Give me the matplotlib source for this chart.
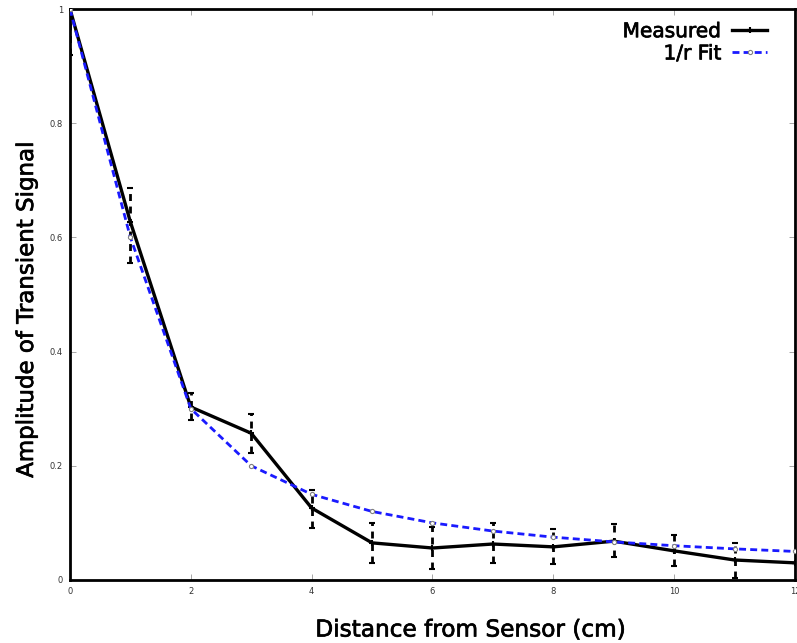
import numpy as np
import matplotlib
matplotlib.use('Agg')
import matplotlib.pyplot as plt
import matplotlib.patheffects as pe

# Data
distance = [0, 1, 2, 3, 4, 5, 6, 7, 8, 9, 10, 11, 12]
measured = [1.0, 0.627, 0.303, 0.257, 0.126, 0.065, 0.056, 0.063, 0.058, 0.068, 0.051, 0.035, 0.030]
err_low = [0.08, 0.072, 0.023, 0.035, 0.035, 0.035, 0.036, 0.033, 0.030, 0.028, 0.026, 0.031, 0.0]
err_high = [0.0, 0.059, 0.024, 0.033, 0.032, 0.035, 0.037, 0.037, 0.031, 0.030, 0.028, 0.030, 0.0]
fit = [1.0, 0.6, 0.3, 0.2, 0.15, 0.12, 0.1, 0.0857, 0.075, 0.0667, 0.06, 0.0545, 0.05]

x_ticks = [0, 2, 4, 6, 8, 10, 12]
y_ticks = [0, 0.2, 0.4, 0.6, 0.8, 1.0]
y_tick_labels = ['0', '0.2', '0.4', '0.6', '0.8', '1']

heavy = [pe.withStroke(linewidth=0.5, foreground='black')]

fig = plt.figure(figsize=(7.97, 6.43), dpi=100)
ax = fig.add_axes([0.0878, 0.098, 0.9097, 0.888])

# error bars (dashed, capped)
eb = ax.errorbar(distance, measured, yerr=[err_low, err_high], fmt='none',
                 ecolor='black', elinewidth=2.0, capsize=2.5, capthick=1.5, zorder=2)
eb[2][0].set_linestyle((0, (2.5, 2.0)))

ax.plot(distance, measured, color='black', linewidth=2.4, marker='+',
        markersize=4, markeredgewidth=1.5, label='Measured', zorder=3)
ax.plot(distance, fit, color='#1a1aff', linewidth=2.0, linestyle=(0, (2.5, 1.5)),
        marker='o', markersize=3, markerfacecolor='white', markeredgecolor='grey',
        markeredgewidth=0.8, label='1/r Fit', zorder=4)

ax.set_xlim(0, 12)
ax.set_ylim(0, 1)
ax.set_xticks(x_ticks)
ax.set_yticks(y_ticks)
ax.set_yticklabels(y_tick_labels)
ax.tick_params(direction='in', length=4, width=0.6, color='#999999',
               labelsize=6, labelcolor='#333333', top=True, right=True, pad=5)

for side in ['left', 'bottom', 'top', 'right']:
    ax.spines[side].set_linewidth(2.0)

xl = ax.set_xlabel('Distance from Sensor (cm)', fontsize=16.7, va='center')
yl = ax.set_ylabel('Amplitude of Transient Signal', fontsize=16.5, va='center')
ax.xaxis.set_label_coords(0.552, -0.0876)
ax.yaxis.set_label_coords(-0.06, 0.473)
xl.set_path_effects(heavy)
yl.set_path_effects(heavy)

leg = ax.legend(loc='upper right', bbox_to_anchor=(0.972, 0.991), frameon=False,
                fontsize=14.5, markerfirst=False, handlelength=1.7, handletextpad=0.55,
                borderaxespad=0, labelspacing=0.16)
for t in leg.get_texts():
    t.set_path_effects(heavy)

fig.savefig('out.png', dpi=100)
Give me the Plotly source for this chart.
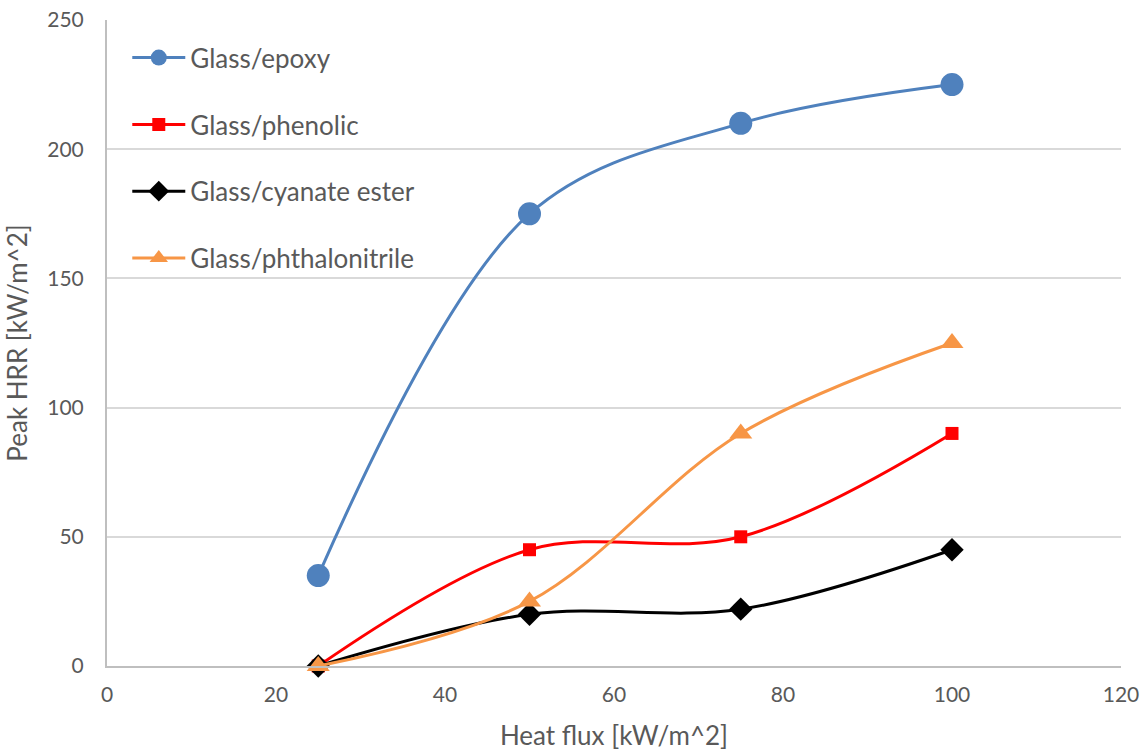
import plotly.graph_objects as go

heat_flux = [25, 50, 75, 100]
epoxy = [35, 175, 210, 225]
phenolic = [0, 45, 50, 90]
cyanate_ester = [0, 20, 22, 45]
phthalonitrile = [0, 25, 90, 125]

x_ticks = [0, 20, 40, 60, 80, 100, 120]
y_ticks = [0, 50, 100, 150, 200, 250]

FONT = "Lato, 'Open Sans', sans-serif"
TEXT = "#595959"

series = [
    ("Glass/epoxy", epoxy, "#4F81BD", "circle", 23),
    ("Glass/phenolic", phenolic, "#FF0000", "square", 13),
    ("Glass/cyanate ester", cyanate_ester, "#000000", "diamond", 18),
    ("Glass/phthalonitrile", phthalonitrile, "#F79646", "triangle-up", 20),
]

fig = go.Figure()
for i, (name, ys, color, symbol, size) in enumerate(series):
    fig.add_trace(go.Scatter(
        x=heat_flux, y=ys, name=name, mode="lines+markers",
        line=dict(color=color, width=3, shape="spline", smoothing=1),
        marker=dict(color=color, symbol=symbol, size=size, line=dict(width=0)),
        legendgroup=f"g{i}", cliponaxis=False,
    ))

fig.update_layout(
    width=1145, height=751,
    margin=dict(l=107, r=24, t=20, b=85),
    paper_bgcolor="white", plot_bgcolor="white",
    font=dict(family=FONT, color=TEXT, size=21),
    showlegend=True,
    legend=dict(
        x=0.02, y=0.978, xanchor="left", yanchor="top",
        bgcolor="rgba(0,0,0,0)", font=dict(size=26, color=TEXT, family=FONT),
        traceorder="grouped", tracegroupgap=30, itemwidth=53,
    ),
    xaxis=dict(
        range=[0, 120], tickvals=x_ticks, showgrid=False, zeroline=False,
        showline=True, linecolor="#BFBFBF", linewidth=2, automargin=False,
        ticks="", tickfont=dict(size=21, color=TEXT), ticklabelstandoff=9,
        title=dict(text="Heat flux [kW/m^2]", font=dict(size=26, color=TEXT), standoff=28),
    ),
    yaxis=dict(
        range=[0, 250], tickvals=y_ticks, showgrid=True, gridcolor="#D9D9D9", gridwidth=1.5,
        zeroline=False, showline=True, linecolor="#BFBFBF", linewidth=2, automargin=False,
        ticks="", tickfont=dict(size=21, color=TEXT), ticklabelstandoff=17,
        title=dict(text="Peak HRR [kW/m^2]", font=dict(size=26, color=TEXT), standoff=12),
    ),
)

fig.write_html("out.html")
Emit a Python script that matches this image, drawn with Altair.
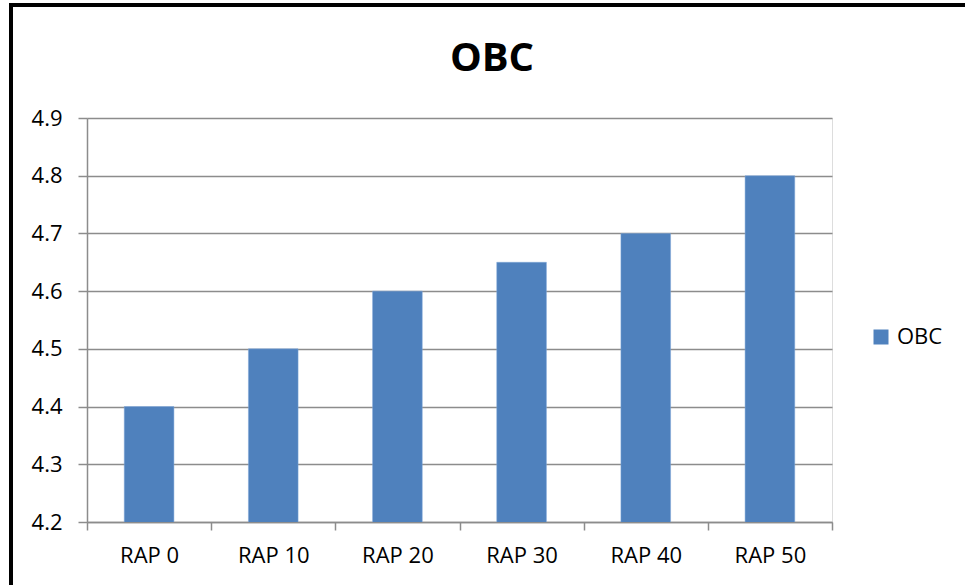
import altair as alt
import pandas as pd

categories = ["RAP 0", "RAP 10", "RAP 20", "RAP 30", "RAP 40", "RAP 50"]
values = [4.4, 4.5, 4.6, 4.65, 4.7, 4.8]
series = "OBC"
title_text = "OBC"
y_ticks = [4.2, 4.3, 4.4, 4.5, 4.6, 4.7, 4.8, 4.9]

df = pd.DataFrame({"cat": categories, "val": values, "series": [series] * len(categories)})

W, H = 745, 404
FONT = "Open Sans"
GRID = "#8c8c8c"

bars = alt.Chart(df).mark_bar(
    width=alt.RelativeBandSize(0.4), color="#4F81BD", stroke="#7EA6D8", strokeWidth=0.5, clip=True
).encode(
    x=alt.X("cat:N", sort=categories, title=None,
            scale=alt.Scale(paddingInner=0, paddingOuter=0),
            axis=alt.Axis(tickBand="extent", labelAngle=0, tickSize=8, labelPadding=15,
                          labelFontSize=22, labelFont=FONT, labelColor="#000000",
                          domainColor=GRID, tickColor=GRID, domainWidth=1.5, tickWidth=1.5)),
    y=alt.Y("val:Q", title=None,
            scale=alt.Scale(domain=[4.2, 4.9], zero=False, nice=False),
            axis=alt.Axis(values=y_ticks, format=".1f", grid=True, gridColor=GRID, gridWidth=1.5,
                          tickSize=9, labelPadding=16, labelFontSize=22, labelFont=FONT,
                          labelColor="#000000", domainColor=GRID, tickColor=GRID,
                          domainWidth=1.5, tickWidth=1.5)),
    color=alt.Color("series:N", title=None,
                    scale=alt.Scale(range=["#4F81BD"]),
                    legend=alt.Legend(orient="none", legendX=783, legendY=208,
                                      symbolType="square", symbolSize=225,
                                      symbolStrokeWidth=0, labelFontSize=22, labelFont=FONT,
                                      labelColor="#000000", labelOffset=5)),
)

base = alt.Chart(pd.DataFrame({"t": [title_text]}))

frame = base.mark_rect(
    fill=None, stroke="#000000", strokeWidth=4
).encode(
    x=alt.value(-76), x2=alt.value(900), y=alt.value(-113), y2=alt.value(480)
)

title = base.mark_text(
    font=FONT, fontSize=40, fontWeight="bold", color="#000000", align="center", baseline="alphabetic"
).encode(
    text="t:N", x=alt.value(405), y=alt.value(-47)
)

chart = alt.layer(bars, frame, title).properties(
    width=W, height=H,
    autosize=alt.AutoSizeParams(type="none"),
    padding={"left": 87, "top": 118, "right": 133, "bottom": 63},
).configure_view(stroke=None).configure(background="#ffffff")

chart.save("out.html", embed_options={"renderer": "svg", "actions": False})
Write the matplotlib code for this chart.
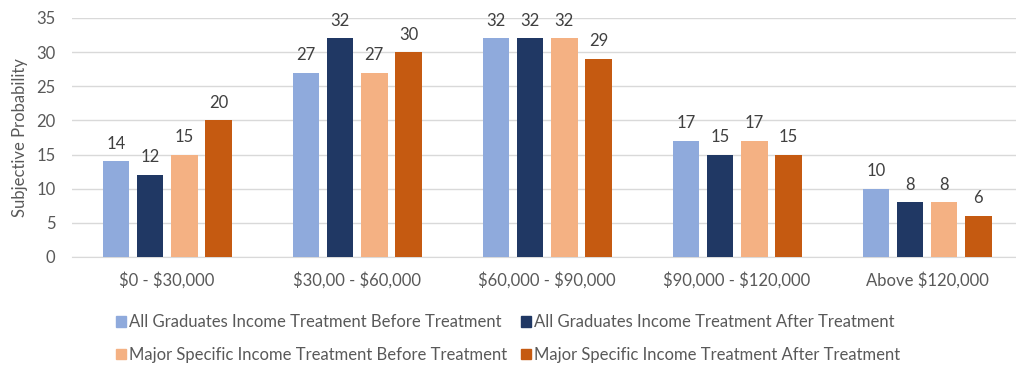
import numpy as np
import matplotlib.pyplot as plt
from matplotlib.patches import Patch

categories = ["$0 - $30,000", "$30,00 - $60,000", "$60,000 - $90,000",
              "$90,000 - $120,000", "Above $120,000"]
series_names = ["All Graduates Income Treatment Before Treatment",
                "All Graduates Income Treatment After Treatment",
                "Major Specific Income Treatment Before Treatment",
                "Major Specific Income Treatment After Treatment"]
all_before = [14, 27, 32, 17, 10]
all_after = [12, 32, 32, 15, 8]
major_before = [15, 27, 32, 17, 8]
major_after = [20, 30, 29, 15, 6]
colors = ["#8FAADC", "#203864", "#F4B183", "#C55A11"]

plt.rcParams['font.family'] = ['Lato', 'DejaVu Sans']
text_color = "#595959"
fs = 12

fig = plt.figure(figsize=(10.16, 3.67), dpi=100)
ax = fig.add_axes([0.071, 0.30, 0.935, 0.651])

x = np.arange(len(categories))
width = 0.14
step = 0.18
for i, (vals, name, c) in enumerate(zip([all_before, all_after, major_before, major_after],
                                        series_names, colors)):
    pos = x + (i - 1.5) * step
    bars = ax.bar(pos, vals, width, color=c, label=name, zorder=3)
    for b, v in zip(bars, vals):
        ax.text(b.get_x() + b.get_width() / 2, v + 1.4, str(v), ha="center", va="bottom",
                fontsize=fs, color="#404040")

ax.set_xlim(-0.5, len(categories) - 0.5)
ax.set_ylim(0, 35)
ax.set_yticks(range(0, 36, 5))
ax.set_xticks(x)
ax.set_xticklabels([c.replace("$", r"\$") for c in categories])
ax.tick_params(axis="both", length=0, labelsize=fs, labelcolor=text_color)
ax.tick_params(axis="x", pad=11)
ax.tick_params(axis="y", pad=12)
ax.set_ylabel("Subjective Probability", fontsize=fs, color=text_color, labelpad=6)
ax.grid(axis="y", color="#D9D9D9", linewidth=1, zorder=0)
for s in ["top", "right", "left"]:
    ax.spines[s].set_visible(False)
ax.spines["bottom"].set_color("#D9D9D9")

# legend fills column-wise, reorder so rows read like the original
handles = [Patch(color=c, label=n) for c, n in zip(colors, series_names)]
handles = [handles[0], handles[2], handles[1], handles[3]]
fig.legend(handles=handles, ncol=2, loc="lower center", bbox_to_anchor=(0.5, -0.03),
           frameon=False, fontsize=fs, labelcolor=text_color, handlelength=0.6,
           handleheight=0.6, handletextpad=0.2, columnspacing=0.8, labelspacing=1.0)

fig.savefig("out.png", dpi=100)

**TASK DESCRIPTION**
Exactly and only the lines from the top of the records down to the line containing "import matplotlib.patheffects as pe" should be transcribed, please, without the pictures.

**ANSWER FOR THIS EXERCISE**
Give me the matplotlib source for this chart.
import numpy as np
import matplotlib
matplotlib.use('Agg')
import matplotlib.pyplot as plt
import matplotlib.patheffects as pe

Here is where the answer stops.